Vision Banana Generalist Model (39 minute read)

Researchers demonstrate that image generation models can serve as generalist vision systems by reframing perception tasks like segmentation and depth estimation as image generation problems.

What: Vision Banana is a generalist vision model created by instruction-tuning Google's Nano Banana Pro image generator on vision task data, treating all outputs (segmentation masks, depth maps, etc.) as RGB images to generate rather than separate prediction tasks.

Why it matters: This suggests a potential paradigm shift for computer vision similar to what happened with large language models—generative pretraining on images may be the key to building foundational vision models that excel at both creation and understanding, rather than training specialized models for each task.

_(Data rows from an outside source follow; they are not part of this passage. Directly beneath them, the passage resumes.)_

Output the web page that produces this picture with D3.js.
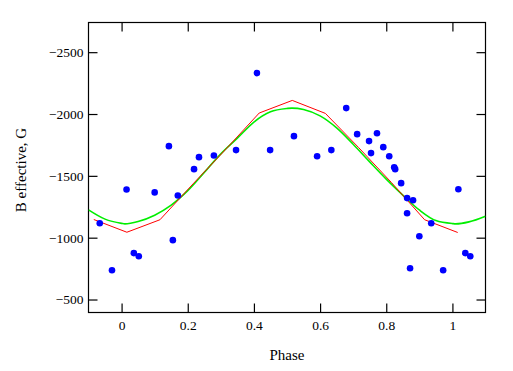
<!DOCTYPE html>
<html>
<head>
<meta charset="utf-8">
<script src="https://cdn.jsdelivr.net/npm/d3@7"></script>
<style>
    body { margin: 0; background: #fff; }
</style>
</head>
<body>
<script>
// DATA

// measured points (phase, B effective)
let obsPhase = [
    -0.066, -0.029, 0.015, 0.037, 0.052, 0.100, 0.143, 0.155, 0.170, 0.219,
    0.234, 0.279, 0.346, 0.409, 0.449, 0.521, 0.591, 0.634, 0.679, 0.712,
    0.748, 0.754, 0.772, 0.791, 0.809, 0.824, 0.827, 0.845, 0.863, 0.881,
    0.863, 0.872, 0.900, 0.936, 0.972, 1.018, 1.039, 1.054
]
let obsField = [
    -1117, -737, -1390, -875, -850, -1366, -1740, -980, -1341, -1554,
    -1651, -1665, -1708, -2331, -1708, -1821, -1659, -1708, -2048, -1837,
    -1781, -1684, -1845, -1732, -1659, -1570, -1554, -1441, -1320, -1303,
    -1198, -753, -1012, -1117, -737, -1392, -875, -850
]

// red model (broken line)
let redPhase = [-0.084, 0.016, 0.116, 0.216, 0.316, 0.416, 0.516, 0.616, 0.716, 0.816, 0.916, 1.016]
let redField = [-1147, -1044, -1145, -1435, -1718, -2008, -2110, -2005, -1730, -1445, -1145, -1042]

// green model (smooth curve)
let greenPhase = [
    -0.1, -0.05, 0, 0.01, 0.05, 0.1, 0.15, 0.2, 0.25, 0.3, 0.35, 0.4, 0.45,
    0.5, 0.515, 0.55, 0.6, 0.65, 0.7, 0.75, 0.8, 0.85, 0.9, 0.95, 1.0, 1.01, 1.05, 1.1
]
let greenField = [
    -1225, -1150, -1116, -1112, -1131, -1182, -1263, -1380, -1528, -1678, -1805, -1935, -2018,
    -2045, -2048, -2037, -1985, -1888, -1756, -1613, -1473, -1344, -1224, -1138, -1114, -1112, -1128, -1174
]

let xTicks = [0, 0.2, 0.4, 0.6, 0.8, 1]
let yTicks = [-2500, -2000, -1500, -1000, -500]

// CANVAS
let width = 513
let height = 371
// plot frame edges
let plotL = 88.5, plotR = 485.5, plotT = 22.5, plotB = 312.5
let serif = '"Liberation Serif", "Times New Roman", serif'

let svg = d3.select('body').append('svg')
    .attr('width', width)
    .attr('height', height)

let xScale = d3.scaleLinear().domain([-0.1, 1.1]).range([plotL, plotR])
// y axis runs upside down: more negative field at the top
let yScale = d3.scaleLinear().domain([-395, -2740]).range([plotB, plotT])

// clip so the curves stop at the frame
svg.append('clipPath').attr('id', 'plot')
    .append('rect')
    .attr('x', plotL).attr('y', plotT)
    .attr('width', plotR - plotL).attr('height', plotB - plotT)

// AXES (ticks pointing inward on all four sides)
let fmt = d3.format('')
let axes = []
axes.push(svg.append('g')
    .attr('transform', 'translate(0,' + plotB + ')')
    .call(d3.axisBottom(xScale).tickValues(xTicks).tickSize(-9).tickPadding(8).tickFormat(fmt)))
axes.push(svg.append('g')
    .attr('transform', 'translate(0,' + plotT + ')')
    .call(d3.axisTop(xScale).tickValues(xTicks).tickSize(-9).tickFormat('')))
axes.push(svg.append('g')
    .attr('transform', 'translate(' + plotL + ',0)')
    .call(d3.axisLeft(yScale).tickValues(yTicks).tickSize(-9).tickPadding(5).tickFormat(fmt)))
axes.push(svg.append('g')
    .attr('transform', 'translate(' + plotR + ',0)')
    .call(d3.axisRight(yScale).tickValues(yTicks).tickSize(-9).tickFormat('')))

axes.forEach(g => {
    g.attr('font-family', serif).attr('font-size', 13.5)
    g.select('.domain').remove()
    g.selectAll('.tick line').attr('stroke', '#000').attr('stroke-width', 1.2)
    g.selectAll('.tick text').attr('fill', '#000')
})

// frame
svg.append('rect')
    .attr('x', plotL).attr('y', plotT)
    .attr('width', plotR - plotL).attr('height', plotB - plotT)
    .attr('fill', 'none')
    .attr('stroke', '#000')
    .attr('stroke-width', 1.2)

// MODEL CURVES
let plot = svg.append('g').attr('clip-path', 'url(#plot)')

let greenLine = d3.line()
    .x((d, i) => xScale(greenPhase[i]))
    .y((d, i) => yScale(greenField[i]))
    .curve(d3.curveMonotoneX)
plot.append('path')
    .attr('d', greenLine(greenPhase))
    .attr('fill', 'none')
    .attr('stroke', '#00ee00')
    .attr('stroke-width', 1.6)

let redLine = d3.line()
    .x((d, i) => xScale(redPhase[i]))
    .y((d, i) => yScale(redField[i]))
plot.append('path')
    .attr('d', redLine(redPhase))
    .attr('fill', 'none')
    .attr('stroke', '#ff0000')
    .attr('stroke-width', 1)

// MEASURED POINTS
plot.selectAll('circle')
    .data(obsPhase)
    .enter().append('circle')
    .attr('cx', (d, i) => xScale(obsPhase[i]))
    .attr('cy', (d, i) => yScale(obsField[i]))
    .attr('r', 3.3)
    .attr('fill', '#0000ff')

// AXIS TITLES
svg.append('text')
    .attr('x', (plotL + plotR) / 2)
    .attr('y', 360)
    .attr('text-anchor', 'middle')
    .attr('font-family', serif)
    .attr('font-size', 15)
    .text('Phase')

svg.append('text')
    .attr('transform', 'translate(26,' + 170 + ') rotate(-90)')
    .attr('text-anchor', 'middle')
    .attr('font-family', serif)
    .attr('font-size', 15)
    .text('B effective, G')
</script>
</body>
</html>
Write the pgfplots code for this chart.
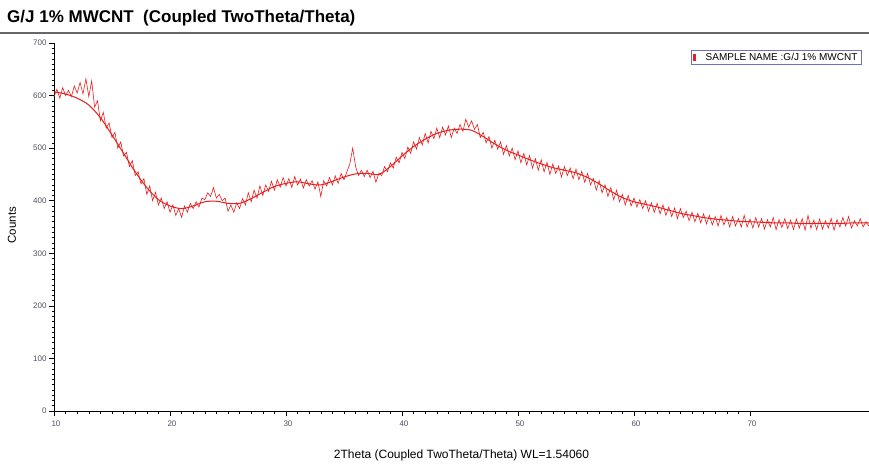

Takeaway: Monitor the project page for model weights and implementation details if you're working on vision tasks that could benefit from a unified generalist approach instead of maintaining multiple specialized models.

Deep dive

The research challenges the traditional computer vision paradigm where separate models are trained for different tasks like segmentation, depth estimation, and object detection
Vision Banana achieves state-of-the-art results by converting vision tasks into image generation problems—outputting segmentation masks and depth maps as generated RGB images
The model beats or matches specialized systems including Segment Anything Model 3 for segmentation and Depth Anything for metric depth estimation, despite being a generalist
Built through lightweight instruction-tuning of Nano Banana Pro on a mixture of original image generation data plus a small amount of vision task data
The key insight mirrors the LLM revolution: just as language generation pretraining gave models emergent understanding capabilities, image generation pretraining provides powerful general visual representations
The instruction-tuning approach preserves the base model's image generation capabilities while adding perception abilities
Works across both 2D and 3D vision understanding tasks, demonstrating true generalist capabilities
The unified interface of image generation for all vision tasks parallels how text generation became the universal interface for language understanding and reasoning
Results suggest that the ability to generate visual content inherently requires understanding visual content, validating a long-standing conjecture in computer vision
The paper proposes that generative vision pretraining should take a central role in building foundational vision models going forward
This approach eliminates the need for task-specific architectures and output layers that have dominated computer vision for decades

Decoder

Instruction-tuning: Training a pretrained model on task-specific examples with instructions, similar to fine-tuning but focused on teaching the model to follow diverse commands
Zero-shot: A model's ability to perform tasks it wasn't explicitly trained on, by generalizing from its pretraining
SOTA: State-of-the-art, the best currently available performance on a benchmark
SAM (Segment Anything Model): Meta's specialized model for image segmentation that can identify and mask objects
Metric depth estimation: Predicting actual distance measurements from the camera to objects in a scene, not just relative depth ordering
Nano Banana Pro (NBP): Google's image generation model that serves as the base for Vision Banana (likely part of the Banana model family)

Original article

Image Generators are Generalist Vision Learners

Recent works show that image and video generators exhibit zero-shot visual understanding behaviors, in a way reminiscent of how LLMs develop emergent capabilities of language understanding and reasoning from generative pretraining. While it has long been conjectured that the ability to create visual content implies an ability to understand it, there has been limited evidence that generative vision models have developed strong understanding capabilities. In this work, we demonstrate that image generation training serves a role similar to LLM pretraining, and lets models learn powerful and general visual representations that enable SOTA performance on various vision tasks. We introduce Vision Banana, a generalist model built by instruction-tuning Nano Banana Pro (NBP) on a mixture of its original training data alongside a small amount of vision task data. By parameterizing the output space of vision tasks as RGB images, we seamlessly reframe perception as image generation. Our generalist model, Vision Banana, achieves SOTA results on a variety of vision tasks involving both 2D and 3D understanding, beating or rivaling zero-shot domain-specialists, including Segment Anything Model 3 on segmentation tasks, and the Depth Anything series on metric depth estimation. We show that these results can be achieved with lightweight instruction-tuning without sacrificing the base model's image generation capabilities. The superior results suggest that image generation pretraining is a generalist vision learner. It also shows that image generation serves as a unified and universal interface for vision tasks, similar to text generation's role in language understanding and reasoning. We could be witnessing a major paradigm shift for computer vision, where generative vision pretraining takes a central role in building Foundational Vision Models for both generation and understanding.